■ **WHAT YOU SHOULD DO**:
Lines that hold the word "this" should be located and copied.

[Dataset excerpt]
++++++++
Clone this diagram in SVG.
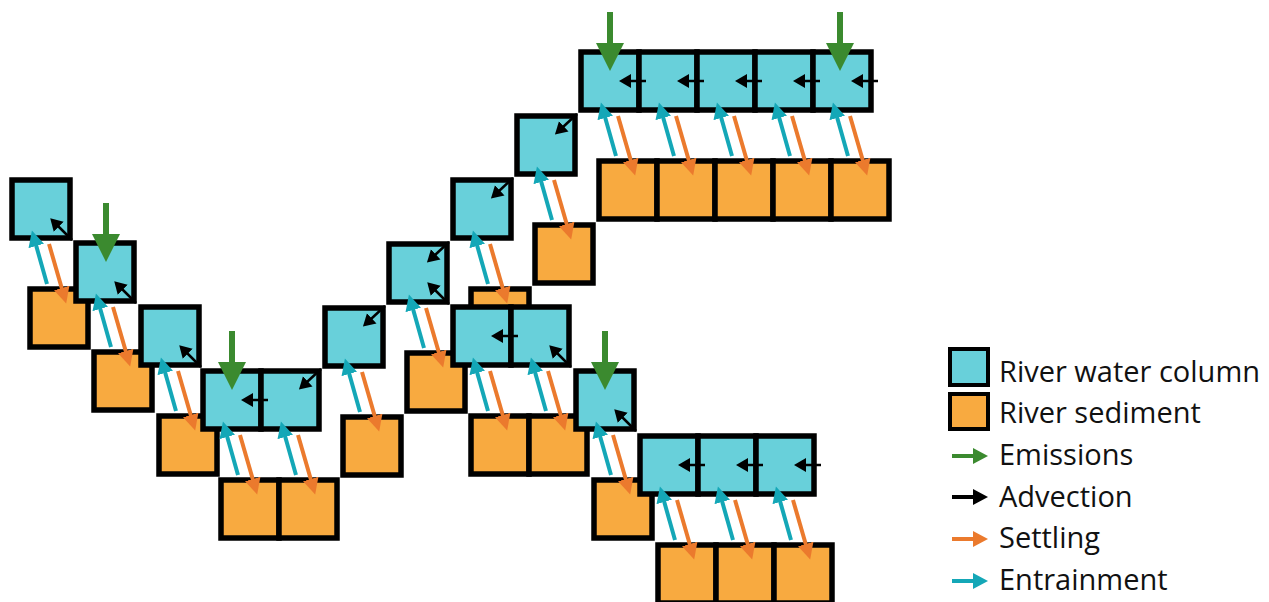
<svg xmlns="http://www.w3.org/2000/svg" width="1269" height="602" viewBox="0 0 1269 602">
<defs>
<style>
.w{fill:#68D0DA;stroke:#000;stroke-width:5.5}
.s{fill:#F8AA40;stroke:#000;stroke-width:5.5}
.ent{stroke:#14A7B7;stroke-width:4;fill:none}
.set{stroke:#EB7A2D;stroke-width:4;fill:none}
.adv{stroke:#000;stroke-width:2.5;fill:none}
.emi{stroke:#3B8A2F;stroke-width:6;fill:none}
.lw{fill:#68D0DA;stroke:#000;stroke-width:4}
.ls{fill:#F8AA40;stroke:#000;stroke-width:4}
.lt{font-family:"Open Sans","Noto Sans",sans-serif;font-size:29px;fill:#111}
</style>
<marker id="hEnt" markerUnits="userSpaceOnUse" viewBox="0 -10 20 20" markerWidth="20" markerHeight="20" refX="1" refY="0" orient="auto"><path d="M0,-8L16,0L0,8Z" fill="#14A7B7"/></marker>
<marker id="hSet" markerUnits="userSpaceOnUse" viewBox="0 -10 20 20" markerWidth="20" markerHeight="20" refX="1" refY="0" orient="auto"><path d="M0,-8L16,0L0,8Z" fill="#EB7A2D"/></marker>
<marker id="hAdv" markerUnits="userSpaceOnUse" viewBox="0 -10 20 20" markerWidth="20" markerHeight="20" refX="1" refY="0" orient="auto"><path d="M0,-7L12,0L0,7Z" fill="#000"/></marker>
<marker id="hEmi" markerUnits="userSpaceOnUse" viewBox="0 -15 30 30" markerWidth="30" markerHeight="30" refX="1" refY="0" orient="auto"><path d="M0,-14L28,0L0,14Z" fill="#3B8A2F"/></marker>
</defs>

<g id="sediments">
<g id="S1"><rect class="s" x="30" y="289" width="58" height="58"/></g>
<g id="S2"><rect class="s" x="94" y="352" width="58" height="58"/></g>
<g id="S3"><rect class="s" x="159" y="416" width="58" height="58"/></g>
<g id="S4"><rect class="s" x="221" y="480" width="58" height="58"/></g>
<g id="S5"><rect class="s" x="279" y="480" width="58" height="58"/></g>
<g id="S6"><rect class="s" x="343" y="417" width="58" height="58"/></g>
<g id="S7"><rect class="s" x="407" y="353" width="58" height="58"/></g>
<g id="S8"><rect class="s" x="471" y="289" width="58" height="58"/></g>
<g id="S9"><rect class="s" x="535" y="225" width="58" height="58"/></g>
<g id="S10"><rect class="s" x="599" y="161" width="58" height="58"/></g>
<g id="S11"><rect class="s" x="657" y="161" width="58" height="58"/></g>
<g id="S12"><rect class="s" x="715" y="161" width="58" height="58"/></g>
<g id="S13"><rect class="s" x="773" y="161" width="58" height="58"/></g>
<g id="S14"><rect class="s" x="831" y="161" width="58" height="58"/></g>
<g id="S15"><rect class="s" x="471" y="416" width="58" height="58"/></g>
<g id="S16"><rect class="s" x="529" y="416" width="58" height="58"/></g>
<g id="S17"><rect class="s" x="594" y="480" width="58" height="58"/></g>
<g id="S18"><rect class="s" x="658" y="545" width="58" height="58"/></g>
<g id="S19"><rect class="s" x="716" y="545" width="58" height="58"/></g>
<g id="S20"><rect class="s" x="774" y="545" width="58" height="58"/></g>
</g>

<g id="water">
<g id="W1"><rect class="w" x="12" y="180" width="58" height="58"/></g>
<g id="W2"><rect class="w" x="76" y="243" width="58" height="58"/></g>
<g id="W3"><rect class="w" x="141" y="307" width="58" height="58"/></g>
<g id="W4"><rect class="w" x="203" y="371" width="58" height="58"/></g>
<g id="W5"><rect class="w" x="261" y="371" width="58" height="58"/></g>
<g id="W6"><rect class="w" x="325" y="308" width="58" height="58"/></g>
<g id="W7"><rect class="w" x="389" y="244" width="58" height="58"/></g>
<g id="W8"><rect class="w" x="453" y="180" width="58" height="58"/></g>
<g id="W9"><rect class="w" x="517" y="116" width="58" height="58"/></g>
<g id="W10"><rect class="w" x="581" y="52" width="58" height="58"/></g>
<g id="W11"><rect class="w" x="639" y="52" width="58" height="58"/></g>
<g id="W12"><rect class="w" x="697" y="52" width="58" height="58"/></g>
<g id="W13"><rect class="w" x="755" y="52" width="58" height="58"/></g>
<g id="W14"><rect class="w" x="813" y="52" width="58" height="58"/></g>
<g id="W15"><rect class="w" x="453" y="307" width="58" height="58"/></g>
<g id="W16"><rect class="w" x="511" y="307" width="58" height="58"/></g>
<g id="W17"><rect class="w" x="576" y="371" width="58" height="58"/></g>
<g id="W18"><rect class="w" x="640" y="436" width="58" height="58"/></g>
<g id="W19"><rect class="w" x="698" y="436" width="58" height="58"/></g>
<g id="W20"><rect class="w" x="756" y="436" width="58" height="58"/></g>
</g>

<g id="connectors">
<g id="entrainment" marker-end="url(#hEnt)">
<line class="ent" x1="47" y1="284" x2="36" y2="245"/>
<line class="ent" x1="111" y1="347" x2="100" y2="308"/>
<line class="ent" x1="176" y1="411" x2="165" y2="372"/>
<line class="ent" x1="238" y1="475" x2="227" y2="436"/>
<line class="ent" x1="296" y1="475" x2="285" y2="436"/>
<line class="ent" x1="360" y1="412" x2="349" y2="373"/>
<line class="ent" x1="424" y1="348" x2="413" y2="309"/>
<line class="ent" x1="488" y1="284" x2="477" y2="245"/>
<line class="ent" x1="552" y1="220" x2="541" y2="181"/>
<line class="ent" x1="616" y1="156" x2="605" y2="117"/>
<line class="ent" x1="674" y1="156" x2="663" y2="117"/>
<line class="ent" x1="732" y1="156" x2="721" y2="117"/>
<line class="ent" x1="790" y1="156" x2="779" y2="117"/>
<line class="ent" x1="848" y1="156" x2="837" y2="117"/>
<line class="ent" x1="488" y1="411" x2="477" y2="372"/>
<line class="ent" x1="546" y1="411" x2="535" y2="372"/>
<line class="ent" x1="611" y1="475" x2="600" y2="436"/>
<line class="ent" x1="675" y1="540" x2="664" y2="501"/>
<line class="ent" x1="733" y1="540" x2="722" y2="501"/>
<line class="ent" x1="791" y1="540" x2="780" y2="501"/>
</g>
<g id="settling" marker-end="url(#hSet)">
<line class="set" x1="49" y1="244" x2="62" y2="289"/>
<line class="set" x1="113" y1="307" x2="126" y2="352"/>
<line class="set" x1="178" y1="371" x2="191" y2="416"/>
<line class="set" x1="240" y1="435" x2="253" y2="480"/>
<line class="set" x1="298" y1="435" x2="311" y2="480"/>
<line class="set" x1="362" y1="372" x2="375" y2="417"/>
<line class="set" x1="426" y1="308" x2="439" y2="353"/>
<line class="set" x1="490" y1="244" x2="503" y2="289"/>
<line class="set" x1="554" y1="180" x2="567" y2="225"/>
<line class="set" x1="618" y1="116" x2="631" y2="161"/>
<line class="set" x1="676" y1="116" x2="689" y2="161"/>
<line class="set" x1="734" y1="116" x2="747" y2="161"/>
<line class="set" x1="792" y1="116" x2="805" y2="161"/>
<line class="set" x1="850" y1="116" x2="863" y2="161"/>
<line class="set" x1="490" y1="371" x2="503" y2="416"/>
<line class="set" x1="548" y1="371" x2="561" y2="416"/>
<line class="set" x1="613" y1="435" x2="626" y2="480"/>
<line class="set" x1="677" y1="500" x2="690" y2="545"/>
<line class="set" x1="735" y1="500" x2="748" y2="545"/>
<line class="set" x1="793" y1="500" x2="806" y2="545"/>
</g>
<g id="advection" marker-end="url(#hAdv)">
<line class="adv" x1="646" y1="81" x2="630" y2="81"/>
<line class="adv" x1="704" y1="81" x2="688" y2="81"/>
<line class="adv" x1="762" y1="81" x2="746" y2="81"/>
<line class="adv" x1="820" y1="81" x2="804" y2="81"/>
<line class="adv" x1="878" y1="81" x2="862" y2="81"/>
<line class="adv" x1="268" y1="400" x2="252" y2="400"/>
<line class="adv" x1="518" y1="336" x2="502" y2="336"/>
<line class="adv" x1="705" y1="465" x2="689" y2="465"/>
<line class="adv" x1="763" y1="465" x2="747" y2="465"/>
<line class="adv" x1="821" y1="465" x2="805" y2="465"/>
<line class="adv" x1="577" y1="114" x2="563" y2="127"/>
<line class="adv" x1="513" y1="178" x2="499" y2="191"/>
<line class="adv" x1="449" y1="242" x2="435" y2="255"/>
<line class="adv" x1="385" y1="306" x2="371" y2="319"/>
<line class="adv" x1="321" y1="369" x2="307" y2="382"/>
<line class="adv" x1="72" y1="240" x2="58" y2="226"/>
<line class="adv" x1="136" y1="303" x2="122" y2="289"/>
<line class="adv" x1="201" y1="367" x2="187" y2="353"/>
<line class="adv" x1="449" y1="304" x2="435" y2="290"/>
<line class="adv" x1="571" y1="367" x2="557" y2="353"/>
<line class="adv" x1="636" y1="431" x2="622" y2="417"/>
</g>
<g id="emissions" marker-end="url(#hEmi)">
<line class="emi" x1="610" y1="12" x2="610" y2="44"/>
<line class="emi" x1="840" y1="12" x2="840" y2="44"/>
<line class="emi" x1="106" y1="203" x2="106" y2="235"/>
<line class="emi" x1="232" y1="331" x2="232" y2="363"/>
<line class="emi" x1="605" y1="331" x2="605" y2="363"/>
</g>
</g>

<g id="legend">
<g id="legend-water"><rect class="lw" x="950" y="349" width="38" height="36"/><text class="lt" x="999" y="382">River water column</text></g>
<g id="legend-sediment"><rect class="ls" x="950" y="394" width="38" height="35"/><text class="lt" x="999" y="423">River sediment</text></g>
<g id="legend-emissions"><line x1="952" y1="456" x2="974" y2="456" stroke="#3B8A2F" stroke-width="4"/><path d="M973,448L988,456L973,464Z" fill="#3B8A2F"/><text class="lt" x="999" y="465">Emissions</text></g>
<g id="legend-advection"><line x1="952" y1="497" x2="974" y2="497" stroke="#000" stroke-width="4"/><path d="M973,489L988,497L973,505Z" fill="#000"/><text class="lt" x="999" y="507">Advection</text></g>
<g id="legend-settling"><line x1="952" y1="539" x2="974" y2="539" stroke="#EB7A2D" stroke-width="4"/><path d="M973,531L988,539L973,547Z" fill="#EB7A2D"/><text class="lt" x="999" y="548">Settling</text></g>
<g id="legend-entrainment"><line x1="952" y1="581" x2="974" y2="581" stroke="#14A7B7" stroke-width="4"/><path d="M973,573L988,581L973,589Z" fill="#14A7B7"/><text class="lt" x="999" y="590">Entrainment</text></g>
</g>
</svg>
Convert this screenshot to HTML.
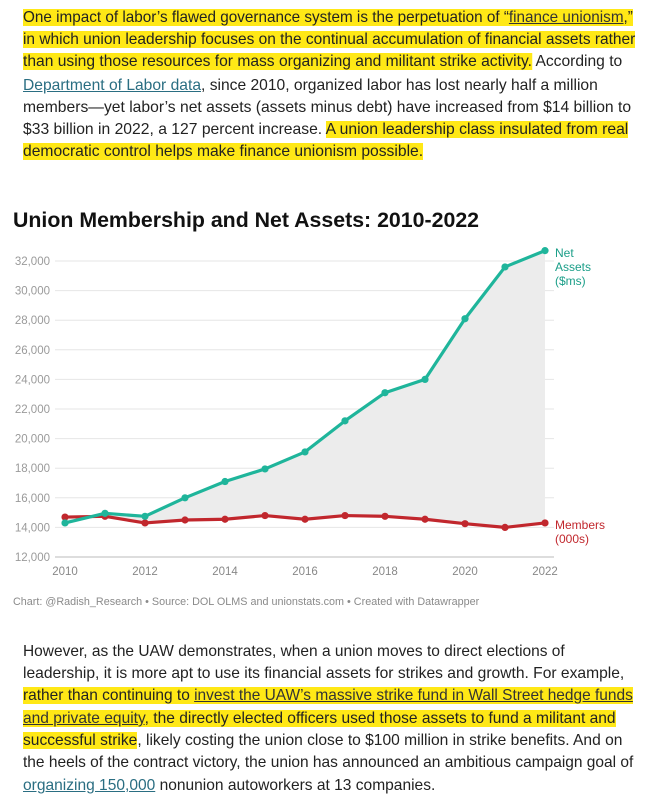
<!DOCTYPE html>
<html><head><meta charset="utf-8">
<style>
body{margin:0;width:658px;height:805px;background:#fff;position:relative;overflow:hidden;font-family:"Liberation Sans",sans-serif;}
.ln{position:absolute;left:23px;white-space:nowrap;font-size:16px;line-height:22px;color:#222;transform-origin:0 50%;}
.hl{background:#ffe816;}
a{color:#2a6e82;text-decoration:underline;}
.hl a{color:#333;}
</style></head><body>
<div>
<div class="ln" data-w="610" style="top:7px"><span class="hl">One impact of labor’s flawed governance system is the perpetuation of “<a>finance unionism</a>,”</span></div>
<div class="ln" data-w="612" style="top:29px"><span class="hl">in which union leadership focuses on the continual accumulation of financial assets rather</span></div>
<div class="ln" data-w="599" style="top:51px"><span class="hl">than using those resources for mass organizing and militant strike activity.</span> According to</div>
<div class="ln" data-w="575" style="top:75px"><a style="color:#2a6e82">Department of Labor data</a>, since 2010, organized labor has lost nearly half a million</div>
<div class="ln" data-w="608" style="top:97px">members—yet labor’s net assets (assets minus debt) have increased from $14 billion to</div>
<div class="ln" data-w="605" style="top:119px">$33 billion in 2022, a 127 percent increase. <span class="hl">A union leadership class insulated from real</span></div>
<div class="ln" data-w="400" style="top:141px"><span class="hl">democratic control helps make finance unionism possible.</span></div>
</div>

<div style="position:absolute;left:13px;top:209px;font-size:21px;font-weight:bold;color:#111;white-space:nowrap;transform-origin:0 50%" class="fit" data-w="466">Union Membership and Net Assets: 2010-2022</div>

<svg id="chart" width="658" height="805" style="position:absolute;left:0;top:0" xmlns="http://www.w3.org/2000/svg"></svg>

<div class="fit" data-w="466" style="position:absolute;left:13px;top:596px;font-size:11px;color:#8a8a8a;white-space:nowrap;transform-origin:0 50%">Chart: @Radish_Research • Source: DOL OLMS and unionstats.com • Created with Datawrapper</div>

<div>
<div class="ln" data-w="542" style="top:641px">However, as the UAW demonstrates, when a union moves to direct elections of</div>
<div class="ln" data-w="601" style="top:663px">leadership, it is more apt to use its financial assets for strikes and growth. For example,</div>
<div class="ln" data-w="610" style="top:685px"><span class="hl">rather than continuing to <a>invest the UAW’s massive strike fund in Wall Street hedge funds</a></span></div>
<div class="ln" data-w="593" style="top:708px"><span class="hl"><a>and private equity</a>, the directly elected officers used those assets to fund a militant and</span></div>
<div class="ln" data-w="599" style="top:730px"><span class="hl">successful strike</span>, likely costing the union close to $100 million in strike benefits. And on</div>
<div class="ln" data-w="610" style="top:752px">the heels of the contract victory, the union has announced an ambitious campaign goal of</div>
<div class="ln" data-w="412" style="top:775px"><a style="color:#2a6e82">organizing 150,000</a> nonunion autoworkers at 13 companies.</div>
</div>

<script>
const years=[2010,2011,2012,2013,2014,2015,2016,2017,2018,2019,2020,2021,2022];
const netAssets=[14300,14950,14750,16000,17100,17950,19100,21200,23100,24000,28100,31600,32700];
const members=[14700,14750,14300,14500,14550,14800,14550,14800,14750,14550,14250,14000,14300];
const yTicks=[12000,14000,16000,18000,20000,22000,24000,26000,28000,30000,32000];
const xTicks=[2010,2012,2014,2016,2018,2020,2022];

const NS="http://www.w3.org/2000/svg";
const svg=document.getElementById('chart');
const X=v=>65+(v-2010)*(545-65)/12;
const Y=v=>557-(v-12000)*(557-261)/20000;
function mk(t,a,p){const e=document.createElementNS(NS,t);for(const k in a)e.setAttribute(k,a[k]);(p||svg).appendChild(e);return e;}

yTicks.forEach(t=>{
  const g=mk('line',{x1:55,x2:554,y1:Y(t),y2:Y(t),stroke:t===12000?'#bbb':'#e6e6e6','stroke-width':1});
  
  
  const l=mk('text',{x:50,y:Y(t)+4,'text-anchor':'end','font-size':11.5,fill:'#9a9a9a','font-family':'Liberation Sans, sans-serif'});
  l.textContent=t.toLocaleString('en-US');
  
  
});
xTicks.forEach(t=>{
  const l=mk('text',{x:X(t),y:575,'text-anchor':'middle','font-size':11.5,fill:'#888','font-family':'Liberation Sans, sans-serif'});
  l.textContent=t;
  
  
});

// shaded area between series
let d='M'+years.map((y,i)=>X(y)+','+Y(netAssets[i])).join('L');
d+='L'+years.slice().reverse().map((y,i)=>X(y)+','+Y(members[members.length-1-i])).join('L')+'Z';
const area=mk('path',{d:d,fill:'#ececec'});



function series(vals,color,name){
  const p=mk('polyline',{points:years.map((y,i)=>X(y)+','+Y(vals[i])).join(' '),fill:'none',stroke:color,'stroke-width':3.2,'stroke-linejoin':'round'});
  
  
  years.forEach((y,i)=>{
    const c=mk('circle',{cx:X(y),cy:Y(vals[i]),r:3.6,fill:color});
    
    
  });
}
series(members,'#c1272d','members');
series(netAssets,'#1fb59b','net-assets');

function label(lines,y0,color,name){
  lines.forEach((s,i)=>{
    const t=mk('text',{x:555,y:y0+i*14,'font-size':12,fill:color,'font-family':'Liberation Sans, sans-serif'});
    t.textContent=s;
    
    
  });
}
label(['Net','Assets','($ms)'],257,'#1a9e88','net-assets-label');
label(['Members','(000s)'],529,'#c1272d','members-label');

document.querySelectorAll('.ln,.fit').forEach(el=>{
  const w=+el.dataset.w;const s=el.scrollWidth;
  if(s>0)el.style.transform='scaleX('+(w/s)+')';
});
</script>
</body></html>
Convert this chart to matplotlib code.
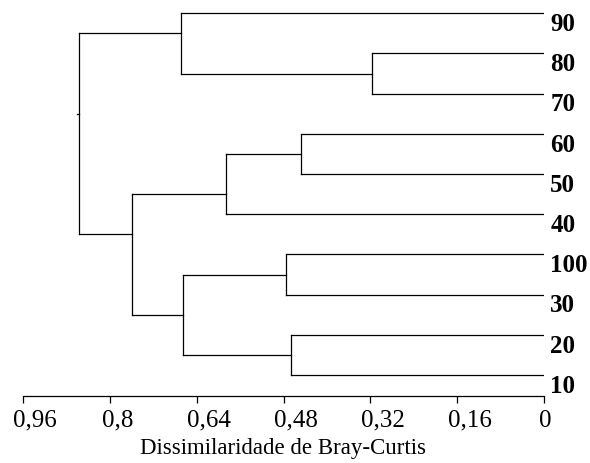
++++++++
■ **SOLUTION BELOW**:
Clone this diagram in SVG.
Convert this screenshot to HTML.
Convert this chart to matplotlib code.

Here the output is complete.